An employee at the Auto House allowed Contact 6 to take the car from the lot in Waukesha nearly 20 miles to Bilgo's shop on Milwaukee's East Side for the inspection.
Distance was an issue at Badger Auto Sales near 76th and Hampton, where Contact 6 spotted a 1998 Camaro. The car didn't have a buyer's guide or a price tag on it -- along with several other cars spotted on the lot.
As for an inspection, and employee says it depends on where the mechanic is at, and how long it will be.
A spokesperson later told Contact 6 they refuse to let cars leave the lot, but the business guarantees its cars 100 percent for 30 days.

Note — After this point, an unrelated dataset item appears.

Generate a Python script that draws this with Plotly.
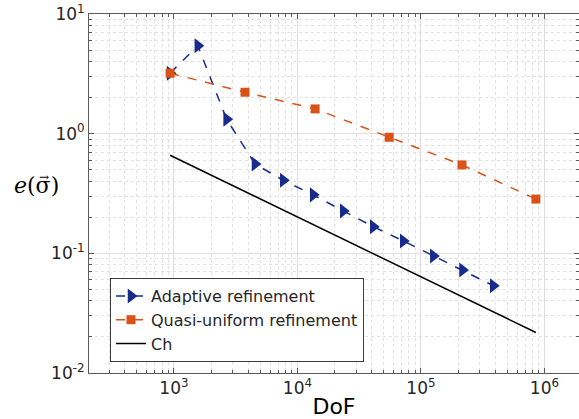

On Milwaukee's north side, the salesperson at Auto-Wise lets Contact 6 take a 2002 Dodge Neon with 152,000 miles on it to the mechanic. Taking a look, the mechanic finds rusted out tire rods that help steer the car.
"It's not in terrible shape, but there are a couple issues that need to be addressed with it," the mechanic says.
Contact 6 tells the salesperson about the issues, and he makes an offer.
"If it costs $200 to fix it over there, I'll take off $300. We'll do it that way," the employee says.
A pretty fair deal -- and it goes to show how important it is to make sure you are comfortable with your purchase.
"There's a lot of dealerships out there. If you don't have a good feeling at one, there's always another one down the road," Bilgo said.
In the state of Wisconsin, used cars are usually sold "as is," which means you can buy it, drive it off the lot and the engine falls out, and there is nothing anybody can do for you.
That's why you have to have your own mechanic check the vehicle out first. If the dealer says they will give you a guarantee or fix a problem after you buy it, make sure you get it in writing!